Il Comune di Milano ha chiesto ad Inter e Milano oltre 4,7 milioni di euro per vecchie tasse non pagate sui rifiuti dello stadio di San Siro. Secondo quanto rivelato dalle pagine milanesi del Corriere della Sera, la società M-I Stadio (50% Inter 50% Milan) che gestisce lo stadio Giuseppe Meazza è finita nel mirino del Comune per non aver pagato la Tarsu (o non averlo fatto correttamente) per gli anni 2000-2004.
La joint venture tra i due club milanesi si è dunque vista recapitare da Equitalia cartelle esattoriali per 2,83 milioni che sta pagando in 72 rate. Contestualmente ha avviato un contenzioso tributario contro la stessa Equitalia e nei confronti di Palazzo Marino convinta di risolverlo a suo favore. Invece è andata sbattere contro l’inflessibile Commissione provinciale.
Il risultato pratico è che ora M-I Stadio, presieduta dall’ex rettore della Bocconi, Roberto Ruozi, ha dovuto accantonare in bilancio 1,5 milioni in un apposito fondo rischi. Un cifra a metà strada che incorpora le speranze di vittoria per l’ appello già predisposto presso la Commissione tributaria regionale. Intanto però restano in bilico altri sei avvisi di accertamento per ulteriori 1,9 milioni sulla tassa dei rifiuti solidi urbani del periodo 2007-2012 (epoca pre-Thohir).
In questo caso la Commissione tributaria, dopo gli ennesimi ricorsi di Inter e Milan, da una parte ha annullato gli atti relativi all’applicazione delle sanzioni ma ha confermato gli accertamenti.
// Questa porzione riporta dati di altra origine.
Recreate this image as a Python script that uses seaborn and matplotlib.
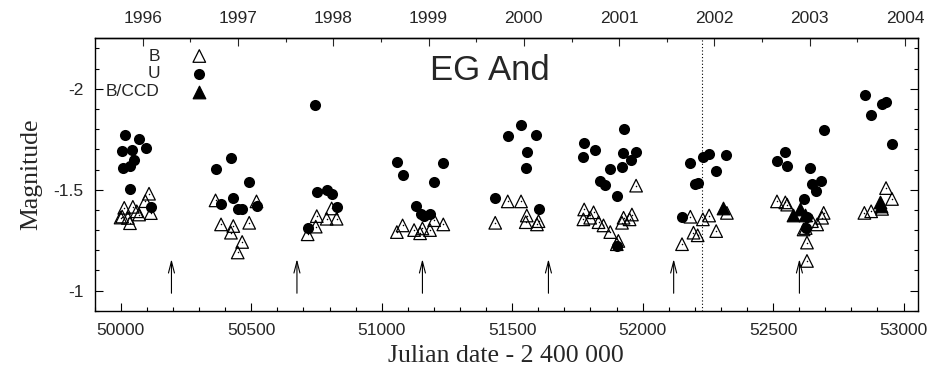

E i due club si sono rivolti, di nuovo, alla commissione regionale.
In totale è una partita da quasi 5 milioni (la Tarsu si pagava moltiplicando i metri quadrati per la tariffa), non poco se si considera che M-I Stadio ne fattura 20 e ha chiuso il bilancio al 30 giugno 2015 con 6 milioni di perdita, ripianata dai due soci con un’iniezione extra di liquidità.
Già l’anno scorso i revisori avevano formalmente sollevato la questione di una, per così dire, eccessiva tranquillità dei gestori di San Siro sull’esito delle procedure. «Riteniamo – scrivevano infatti gli amministratori – infondata la pretesa impositoria e remota la probabilità di soccombenza in ciò supportati dal parere del legale di fiducia». Sottovalutata, la pillola avvelenata dei rifiuti è poi venuta a galla anche se l’appello potrebbe ribaltare la situazione.
Sulla vicenda, Palazzo Marino si trincera dietro un singolare riserbo:«I dirigenti – riferisce un portavoce – dicono che non ci è consentito fornire informazioni sui contenziosi in essere». Anche Inter e Milan non prendono posizione ma da quel che trapela l’irritazione è ad altissimo livello. Pare che le cartelle esattoriali, a tariffa piena, siano arrivate a tradimento perché M-I Stadio avrebbe sempre pagato le imposte sulla base di una cifra concordata con il Comune e oggetto di negoziazione anno su anno. Negoziazione che teneva conto di tariffe agevolate (intorno ai 140mila euro) compatibili con l’ utilizzo del Meazza per circa 60 giorni annui, come avviene del resto in altri grandi stadi italiani. Insomma, secondo questa versione, le cartelle Equitalia sarebbero una pugnalata alle spalle.
Nei mesi scorsi la società rossonerazzurra sembrava destinata a concludere la sua ecumenica missione: il Milan spingeva per un suo stadio al Portello salvo poi innestare una clamorosa retromarcia; l’Inter premeva per gestire in esclusiva il Meazza; il Comune, per voce dell’assessore allo Sport Chiara Bisconti, ipotizzava la vendita (100 milioni) dello stadio alle due società. Forse se ne riparlerà, intanto regge la convenzione club-Comune firmata nel 2000 e prorogata al 2030. E nel breve periodo devono essere chiusi i cantieri messi in moto per «rinfrescare» lo stadio in vista della finale della Champions League a primavera.